### [Information supplied]
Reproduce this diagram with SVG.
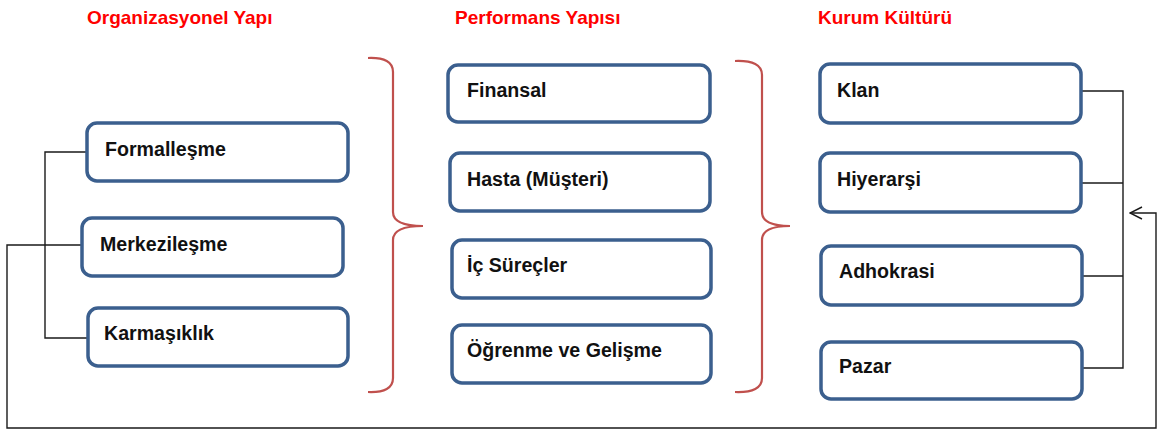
<svg xmlns="http://www.w3.org/2000/svg" width="1160" height="430" viewBox="0 0 1160 430">
  <style>
    .title { font-family: "Liberation Sans", Arial, sans-serif; font-weight: bold; font-size: 19px; fill: #ff0000; }
    .box { fill: #ffffff; stroke: #3b5f8e; stroke-width: 3.5; }
    .label { font-family: "Liberation Sans", Arial, sans-serif; font-weight: bold; font-size: 19.6px; fill: #111111; }
    .brace { fill: none; stroke: #c0504d; stroke-width: 2.2; }
    .wire { fill: none; stroke: #1a1a1a; stroke-width: 1.4; }
  </style>
  <defs>
    <marker id="open-arrow" viewBox="0 0 14 14" refX="13" refY="7" markerWidth="14" markerHeight="14" markerUnits="userSpaceOnUse" orient="auto">
      <path d="M1,1 L13,7 L1,13" fill="none" stroke="#1a1a1a" stroke-width="1.4"/>
    </marker>
  </defs>

  <rect width="1160" height="430" fill="#ffffff"/>

  <!-- Column headings -->
  <text class="title" x="87" y="24">Organizasyonel Yapı</text>
  <text class="title" x="455" y="24">Performans Yapısı</text>
  <text class="title" x="818" y="24">Kurum Kültürü</text>

  <!-- Curly braces between columns -->
  <g id="braces">
    <path class="brace" d="M368,58 Q393,57 393,72 L393,212 Q393,226 423,226 Q393,226 393,240 L393,378 Q393,393 368,392"/>
    <path class="brace" d="M735,61 Q762,60 762,75 L762,212 Q762,226 790,226 Q762,226 762,240 L762,378 Q762,393 735,392"/>
  </g>

  <!-- Connectors -->
  <g id="connectors">
    <!-- left bracket joining Formalleşme and Karmaşıklık -->
    <path class="wire" d="M87,152 H45 V338 H88"/>
    <!-- right bracket joining the culture boxes -->
    <path class="wire" d="M1081,91 H1123 V368 H1082"/>
    <path class="wire" d="M1081,183 H1123"/>
    <path class="wire" d="M1082,276 H1123"/>
    <!-- feedback loop from Merkezileşme round to the culture bracket -->
    <path class="wire" d="M82,245 H7 V428 H1156 V213 H1130" marker-end="url(#open-arrow)"/>
  </g>

  <!-- Organizasyonel Yapı -->
  <g id="node-formallesme">
    <rect class="box" x="87" y="123" width="261" height="58" rx="10"/>
    <text class="label" x="105" y="156">Formalleşme</text>
  </g>
  <g id="node-merkezilesme">
    <rect class="box" x="82" y="218" width="261" height="58" rx="10"/>
    <text class="label" x="100" y="251">Merkezileşme</text>
  </g>
  <g id="node-karmasiklik">
    <rect class="box" x="88" y="308" width="260" height="58" rx="10"/>
    <text class="label" x="104" y="340">Karmaşıklık</text>
  </g>

  <!-- Performans Yapısı -->
  <g id="node-finansal">
    <rect class="box" x="448" y="65" width="262" height="57" rx="10"/>
    <text class="label" x="467" y="97">Finansal</text>
  </g>
  <g id="node-hasta">
    <rect class="box" x="450" y="153" width="260" height="58" rx="10"/>
    <text class="label" x="467" y="186">Hasta (Müşteri)</text>
  </g>
  <g id="node-ic-surecler">
    <rect class="box" x="452" y="240" width="259" height="58" rx="10"/>
    <text class="label" x="467" y="272">İç Süreçler</text>
  </g>
  <g id="node-ogrenme">
    <rect class="box" x="452" y="325" width="259" height="58" rx="10"/>
    <text class="label" x="467" y="357">Öğrenme ve Gelişme</text>
  </g>

  <!-- Kurum Kültürü -->
  <g id="node-klan">
    <rect class="box" x="820" y="64" width="261" height="59" rx="10"/>
    <text class="label" x="837" y="97">Klan</text>
  </g>
  <g id="node-hiyerarsi">
    <rect class="box" x="820" y="153" width="261" height="59" rx="10"/>
    <text class="label" x="837" y="186">Hiyerarşi</text>
  </g>
  <g id="node-adhokrasi">
    <rect class="box" x="821" y="246" width="261" height="59" rx="10"/>
    <text class="label" x="839" y="278">Adhokrasi</text>
  </g>
  <g id="node-pazar">
    <rect class="box" x="821" y="342" width="261" height="57" rx="10"/>
    <text class="label" x="839" y="373">Pazar</text>
  </g>
</svg>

### [Work to complete]
With the pictures left out, transcribe the material exactly.

### [The answer]
Reproduce this diagram with SVG.
<svg xmlns="http://www.w3.org/2000/svg" width="1160" height="430" viewBox="0 0 1160 430">
  <style>
    .title { font-family: "Liberation Sans", Arial, sans-serif; font-weight: bold; font-size: 19px; fill: #ff0000; }
    .box { fill: #ffffff; stroke: #3b5f8e; stroke-width: 3.5; }
    .label { font-family: "Liberation Sans", Arial, sans-serif; font-weight: bold; font-size: 19.6px; fill: #111111; }
    .brace { fill: none; stroke: #c0504d; stroke-width: 2.2; }
    .wire { fill: none; stroke: #1a1a1a; stroke-width: 1.4; }
  </style>
  <defs>
    <marker id="open-arrow" viewBox="0 0 14 14" refX="13" refY="7" markerWidth="14" markerHeight="14" markerUnits="userSpaceOnUse" orient="auto">
      <path d="M1,1 L13,7 L1,13" fill="none" stroke="#1a1a1a" stroke-width="1.4"/>
    </marker>
  </defs>

  <rect width="1160" height="430" fill="#ffffff"/>

  <!-- Column headings -->
  <text class="title" x="87" y="24">Organizasyonel Yapı</text>
  <text class="title" x="455" y="24">Performans Yapısı</text>
  <text class="title" x="818" y="24">Kurum Kültürü</text>

  <!-- Curly braces between columns -->
  <g id="braces">
    <path class="brace" d="M368,58 Q393,57 393,72 L393,212 Q393,226 423,226 Q393,226 393,240 L393,378 Q393,393 368,392"/>
    <path class="brace" d="M735,61 Q762,60 762,75 L762,212 Q762,226 790,226 Q762,226 762,240 L762,378 Q762,393 735,392"/>
  </g>

  <!-- Connectors -->
  <g id="connectors">
    <!-- left bracket joining Formalleşme and Karmaşıklık -->
    <path class="wire" d="M87,152 H45 V338 H88"/>
    <!-- right bracket joining the culture boxes -->
    <path class="wire" d="M1081,91 H1123 V368 H1082"/>
    <path class="wire" d="M1081,183 H1123"/>
    <path class="wire" d="M1082,276 H1123"/>
    <!-- feedback loop from Merkezileşme round to the culture bracket -->
    <path class="wire" d="M82,245 H7 V428 H1156 V213 H1130" marker-end="url(#open-arrow)"/>
  </g>

  <!-- Organizasyonel Yapı -->
  <g id="node-formallesme">
    <rect class="box" x="87" y="123" width="261" height="58" rx="10"/>
    <text class="label" x="105" y="156">Formalleşme</text>
  </g>
  <g id="node-merkezilesme">
    <rect class="box" x="82" y="218" width="261" height="58" rx="10"/>
    <text class="label" x="100" y="251">Merkezileşme</text>
  </g>
  <g id="node-karmasiklik">
    <rect class="box" x="88" y="308" width="260" height="58" rx="10"/>
    <text class="label" x="104" y="340">Karmaşıklık</text>
  </g>

  <!-- Performans Yapısı -->
  <g id="node-finansal">
    <rect class="box" x="448" y="65" width="262" height="57" rx="10"/>
    <text class="label" x="467" y="97">Finansal</text>
  </g>
  <g id="node-hasta">
    <rect class="box" x="450" y="153" width="260" height="58" rx="10"/>
    <text class="label" x="467" y="186">Hasta (Müşteri)</text>
  </g>
  <g id="node-ic-surecler">
    <rect class="box" x="452" y="240" width="259" height="58" rx="10"/>
    <text class="label" x="467" y="272">İç Süreçler</text>
  </g>
  <g id="node-ogrenme">
    <rect class="box" x="452" y="325" width="259" height="58" rx="10"/>
    <text class="label" x="467" y="357">Öğrenme ve Gelişme</text>
  </g>

  <!-- Kurum Kültürü -->
  <g id="node-klan">
    <rect class="box" x="820" y="64" width="261" height="59" rx="10"/>
    <text class="label" x="837" y="97">Klan</text>
  </g>
  <g id="node-hiyerarsi">
    <rect class="box" x="820" y="153" width="261" height="59" rx="10"/>
    <text class="label" x="837" y="186">Hiyerarşi</text>
  </g>
  <g id="node-adhokrasi">
    <rect class="box" x="821" y="246" width="261" height="59" rx="10"/>
    <text class="label" x="839" y="278">Adhokrasi</text>
  </g>
  <g id="node-pazar">
    <rect class="box" x="821" y="342" width="261" height="57" rx="10"/>
    <text class="label" x="839" y="373">Pazar</text>
  </g>
</svg>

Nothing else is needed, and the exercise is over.